The housing part 110 may include a housing body 111 and a connector 118. The housing body 111 has the opening. The connector 118 connects the housing body 111 and the handle part 170.
The housing body 111 has a cylindrical shape having a space therein.
The connector 118 includes a first connecting part 119 configured to detachably connect the housing body 111 to the handle part 170. The first connecting part 119 may include a first button having elasticity. The first connecting part 119 may be elastically received or protruded from a hole formed on the handle part 110, and the connector 118 may be coupled with the handle part 170.
According to an embodiment of the inventive concept, the handle part 170 may include a battery 171 and a controller 173.
The battery 171 is provided inside thereof, and provides an electric power to the vibration generating part 150. The vibration generating part 150 included in the cleaner head 100 may be generated using the battery 171 by itself. Thus, an additional unit for providing an electric power to the vibration generating part 150 may be omitted. Therefore, the cleaner head 100 may generate the vibration force using the electric power by itself.
The controller 173 controls the power supply of the vibration generating part 150 from the battery 110.
For example, the handle part 170 further includes a sensor 175 configured to sense an internal pressure in the second flow path to provide a pressure signal to the controller 173. The sensor 175 may sense pressure change in the second flow path.

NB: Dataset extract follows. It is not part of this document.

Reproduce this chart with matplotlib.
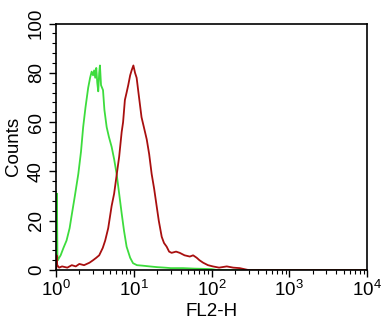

For example, when the vacuum force is generated from the cleaner body connected to the leaner head 100, a pressure may be changed in the second flow path. In this case, the sensor 175 senses the change of the pressure, and determine the operation of a vacuum generating part (not illustrated) included in the cleaner body. The sensor 175 may include, for example, a resonant pressure sensor or a piezoelectric pressure sensor.
The handle part 170 further includes a switch 177. When the sensor 175 senses a pressure variation, the sensed signal is transmitted to the controller 173. In this case, the controller 173 provides a control signal for controlling the switch 177, and switches the supply of the electric power between the battery 171 and the vibration generating part 150.
According to an embodiment of the inventive concept, the handle part 170 may further include a second connecting part 179 having an end portion coupled with an extension hose 210.
The second connecting part 179 may be, for example, a second button having elasticity. The second button may be elastically received and protruded from the hole formed through the hose 210, and the handle part 170 and the hose 210 may be coupled to each other.
According to an embodiment of the inventive concept, the connector 119 may be rotatably connected along an inclined direction with respect to an extension direction of the housing body 111, and may be provided to bend the housing body 111 with respect to the handle part 170. Thus, the housing part 110 has a bent structure with respect to the handle part 170, the brush part 160 connected to the housing part 110 may easily approach the surface on which the dust or the foreign substances are disposed. Thus, loss of the vacuum force may be decreased.
According to the above, the cleaner head may be mounted on various cleaner bodies. Also, the cleaner may have various shapes, and the cleaning process may be performed using the inhaling force generated from the cleaner body and the vibration force generated from the cleaner head.
Although preferred embodiments of the inventive concept have been disclosed for illustrative purposes, those skilled in the art will appreciate that various modifications, additions, and substitutions are possible, without departing from the scope and spirit of the disclosure as disclosed in the accompanying claims and their equivalents.